12. This court concurs with the submissions of the respondent. The respondent's witness, ABEL ATITWA (P.W.2), a neighbour gave evidence and narrated that he witnessed how the accident occurred.
13. As for the appellant, he did not call the driver of the motor vehicle to give evidence as to how the evidence occurred.
14. This court finds that the trial magistrate based her finding on liability on the uncontroverted and unchallenged evidence of P.W.2.
15. The court finds that the ground of appeal numbers 2, 3, 4 and 5 on the issue of liability have no merit as the trial magistrate properly guided herself in finding the appellant fully liable based on the unrebutted evidence of P.W.2. The appeal on liability is hereby dismissed.
16 On the issue of quantum of damages, the appellant contends that the award made of Kshs.350,000/= was manifestly excessive in the circumstances.
17. The appellant contends that the authorities relied upon by the trial magistrate on the injuries sustained by the respondent were not comparable to the injuries in the cited authorities.
18. It was the respondent's evidence that the minor sustained fractures of the left tibia and fibula and bruises on the upper limbs and ankle.
19. The medical report by the respondent's doctor, Dr. Aluda was produced into court “BY CONSENT”and was marked as “P. Exb.3 (a).”

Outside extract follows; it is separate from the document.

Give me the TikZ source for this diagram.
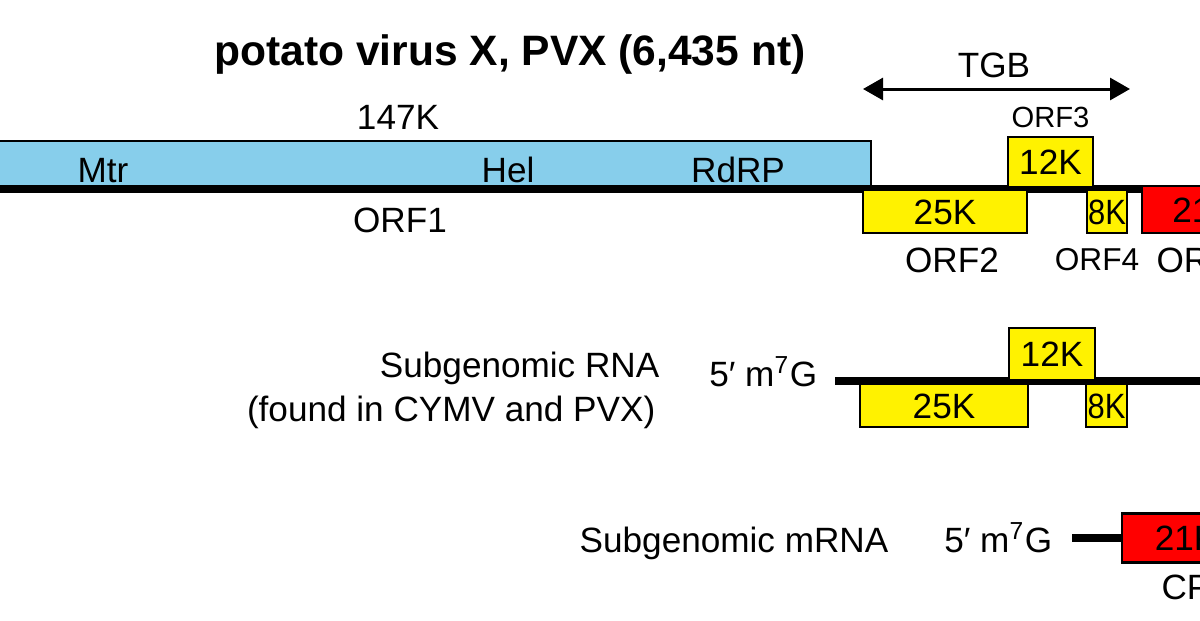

20. This court has had occasion to peruse the record of appeal with particular emphasis on the plaint, and the medical report and finds that the particularises of injuries as set out in the plaint are commensurate with those adduced in evidence by the respondent and is corroborated by the Medical Report.
21. Reference is made to the Bhutt V. Khan KLR 349 and 356 which sets down the principles which allows an appellate court to disturb an award for damages.
22. In the instant case the appellant submits that the award is manifestly excessive in the circumstances.
23 This court has had occasion to peruse the authorities cited by the appellant in the lower court and notes that the decision relate to the years 1984.
22. The court concurs that these authorities could not have properly guided the trial magistrate and the awards made therein were inordinately low.
23. The respondent had proposed to the trial magistrate an award of Kshs.400,000/= for general damages.
24. This court has perused the authorities cited by the trial magistrate in her judgment and is of the view that the award made of Kshs.350,000/= was reasonable and finds that her decision was based on comparable awards and comparable injuries.
This court finds that the trial magistrate considered relevant factors, to wit, the year the comparable awards were made and the rate of inflation.
This court finds no reason to disturb or interfere with the decision of the trial magistrate as the award is found to be reasonable.
For the reasons stated above, this court finds the appeal lacking in merit and hereby dismisses the appeal.
The respondent shall have costs of the appeal.
It is so orders.
Dated, and Signed this 18th day of March, 2013
A. MSHILA
JUDGE
Dated, Signed and Delivered at Eldoret this 19th day of March, 2013.